“They are all the same except for their names”
Writer/director Tofiq Rzayev‘s latest short Bir Uyku Vakti [In a Time for Sleep] appears to have a lot to say beneath its melodramatic plot. I’m just not sure exactly what it is. This could be a “lost in translation” case, but I found it difficult to fully grasp the underlying themes besides an obvious sense of girl power in its characters freeing themselves from the domineeringly despicable man in their lives. I almost want to say that the result of what Leyla (Goknur Danishik) and the unknown woman who assists her (Elif Barut) accomplish is to show the former that she is in fact a lesbian, but such an epiphany is ultimately a strange effect for the violent events precipitating her transformation (for lack of a better term).
It begins with an argument. The day marks the one-month anniversary for Leyla and Arda (co-writer Mehmet Fatih Güven), but he could care less. In fact, he’d rather throw out the lush meal she has prepared and send her packing than acknowledge the occasion as anything more than another day of many to be experienced and forgotten in equal measure. His lack of compassion is shown to be a common occurrence as Leyla breaks down in tears and anger, seething with a declaration that she’d kill him if given the chance. Since Arda is most definitely an asshole, he of course dismisses her rage by taking out his gun and giving it to her. Daring Leyla to pull the trigger, he can’t fathom she would. He’s wrong.
This is where the histrionics begin. Leyla checks out from the emotional weight of what’s happened to the point of actually opening the door when a knock is heard. The truth of why Arda acted as he did is revealed, the stranger entering introduced as someone he’s harmed as well. Leyla is hysterical, confused, and scared, but the newcomer is calm and collected. She has a plan and they both orchestrate it to perfection as smiles of freedom replace all tearful fright.
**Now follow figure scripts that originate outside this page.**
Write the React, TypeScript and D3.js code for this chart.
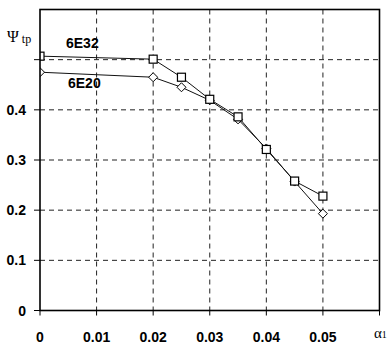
import React from "react";
import * as d3 from "d3";

const alphaValues = [0, 0.02, 0.025, 0.03, 0.035, 0.04, 0.045, 0.05];
const series6E32 = [0.507, 0.501, 0.465, 0.421, 0.386, 0.321, 0.258, 0.228];
const series6E20 = [0.475, 0.465, 0.445, 0.419, 0.381, 0.323, 0.257, 0.193];
const xTicks = [0, 0.01, 0.02, 0.03, 0.04, 0.05, 0.06];
const xTickLabels = ["0", "0.01", "0.02", "0.03", "0.04", "0.05"];
const yTicks = [0, 0.1, 0.2, 0.3, 0.4, 0.5, 0.6];
const yTickLabels = ["0", "0.1", "0.2", "0.3", "0.4"];

const W = 392;
const H = 345;
const left = 40;
const right = 379.5;
const top = 9.5;
const bottom = 310.5;

export default function App() {
  const x = d3.scaleLinear().domain([0, 0.06]).range([left, right]);
  const y = d3.scaleLinear().domain([0, 0.6]).range([bottom, top]);
  const line = d3
    .line<number>()
    .x((_, i) => x(alphaValues[i]))
    .y((v) => y(v));

  const labelFont = "'Liberation Sans', Arial, sans-serif";
  const serif = "'Liberation Serif', 'Times New Roman', serif";
  const sq = 4;
  const dm = 4.5;

  return (
    <svg
      width={W}
      height={H}
      style={{ position: "absolute", left: 0, top: 0, background: "#fff" }}
    >
      <defs>
        <clipPath id="plotClip">
          <rect x={left} y={top} width={right - left} height={bottom - top} />
        </clipPath>
      </defs>
      <rect x={0} y={0} width={W} height={H} fill="#fff" />

      {/* dashed grid */}
      <g stroke="#222" strokeWidth={1} strokeDasharray="5,4">
        {xTicks.slice(1, -1).map((t) => (
          <line key={"gx" + t} x1={x(t)} x2={x(t)} y1={top} y2={bottom} />
        ))}
        {yTicks.slice(1, -1).map((t) => (
          <line key={"gy" + t} x1={left} x2={right} y1={y(t)} y2={y(t)} />
        ))}
      </g>

      {/* tick marks outside the frame */}
      <g stroke="#000" strokeWidth={1}>
        {yTicks.slice(0, -1).map((t) => (
          <line key={"ty" + t} x1={left - 6} x2={left} y1={y(t)} y2={y(t)} />
        ))}
        {xTicks.map((t) => (
          <line key={"tx" + t} x1={x(t)} x2={x(t)} y1={bottom} y2={bottom + 5} />
        ))}
      </g>

      {/* series */}
      <g clipPath="url(#plotClip)">
        <path d={line(series6E32) || ""} fill="none" stroke="#111" strokeWidth={1} />
        <path d={line(series6E20) || ""} fill="none" stroke="#111" strokeWidth={1} />
        {series6E20.map((v, i) => {
          const cx = x(alphaValues[i]);
          const cy = y(v);
          return (
            <path
              key={"d" + i}
              d={`M${cx},${cy - dm}L${cx + dm},${cy}L${cx},${cy + dm}L${cx - dm},${cy}Z`}
              fill="#fff"
              stroke="#000"
              strokeWidth={1}
            />
          );
        })}
        {series6E32.map((v, i) => (
          <rect
            key={"s" + i}
            x={x(alphaValues[i]) - sq}
            y={y(v) - sq}
            width={sq * 2}
            height={sq * 2}
            fill="#fff"
            stroke="#000"
            strokeWidth={1.2}
          />
        ))}
      </g>

      {/* frame */}
      <rect
        x={left}
        y={top}
        width={right - left}
        height={bottom - top}
        fill="none"
        stroke="#000"
        strokeWidth={1.6}
      />

      {/* tick labels */}
      <g fontFamily={labelFont} fontWeight="bold" fontSize={14} fill="#000">
        {yTickLabels.map((lab, i) => (
          <text key={"yl" + i} x={26} y={y(yTicks[i]) + 5} textAnchor="end">
            {lab}
          </text>
        ))}
        {xTickLabels.map((lab, i) => (
          <text key={"xl" + i} x={x(xTicks[i])} y={342} textAnchor="middle">
            {lab}
          </text>
        ))}
        <text x={66} y={48}>6E32</text>
        <text x={68} y={88}>6E20</text>
      </g>

      {/* axis titles */}
      <text x={7} y={42} fontFamily={serif} fontSize={16}>
        Ψ
        <tspan fontSize={12} dx={3} dy={1}>tp</tspan>
      </text>
      <text x={374} y={338} fontFamily={serif} fontSize={15}>
        α
        <tspan fontSize={10}>1</tspan>
      </text>
    </svg>
  );
}
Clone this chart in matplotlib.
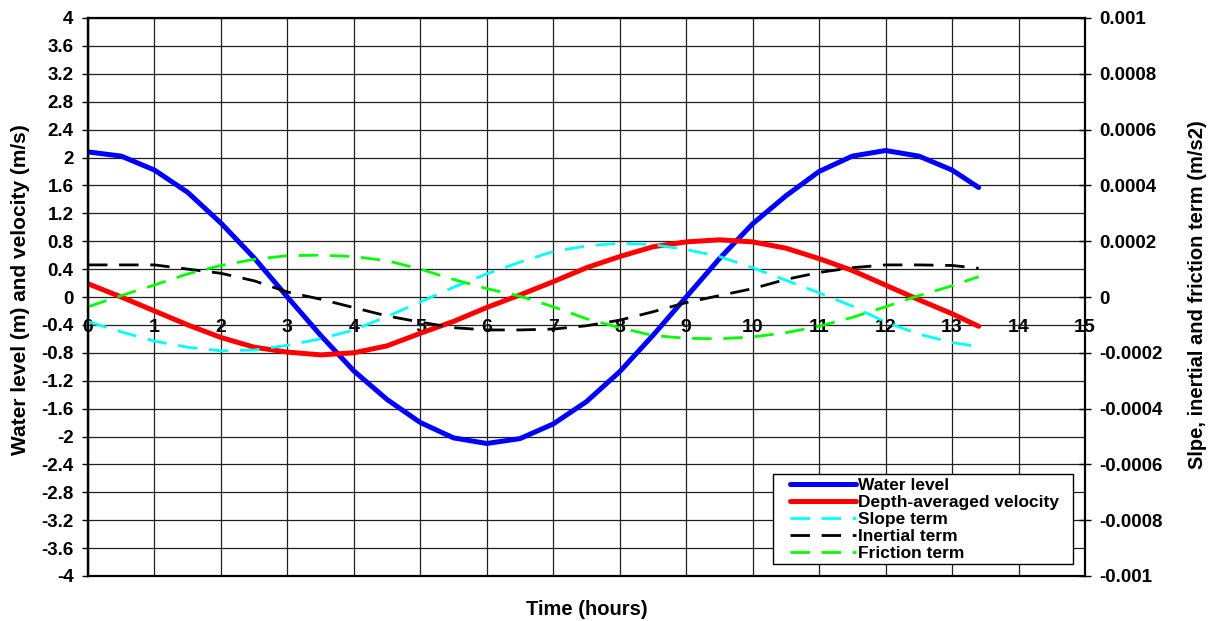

But why is this stranger helping? How bad was Arda to force these two women to want to erase him from existence? How strong is the sense of safety Barut’s mystery woman supplies Leyla that the murderess can become relaxed and stable so soon after?
I don’t know. I also don’t know if the final moments occur since their parting is reversed before being reinstated via overlapping of frames. Do they continue on separate paths forward or do they journey together as one? I think letting Leyla breathe a sigh of relief was enough to make In a Time for Sleep a resonate tale—not quite condoning her actions, but allowing them to lie as self-defense and escape. The quiet moments and glances between the women muddle this, however. The thought that they may be falling for each other isn’t bad; it’s just unearned. What happens is too intense to be pushed aside so easily. To have love blossom out of violence despite the romantic, soap opera music and imagery feels extremely false.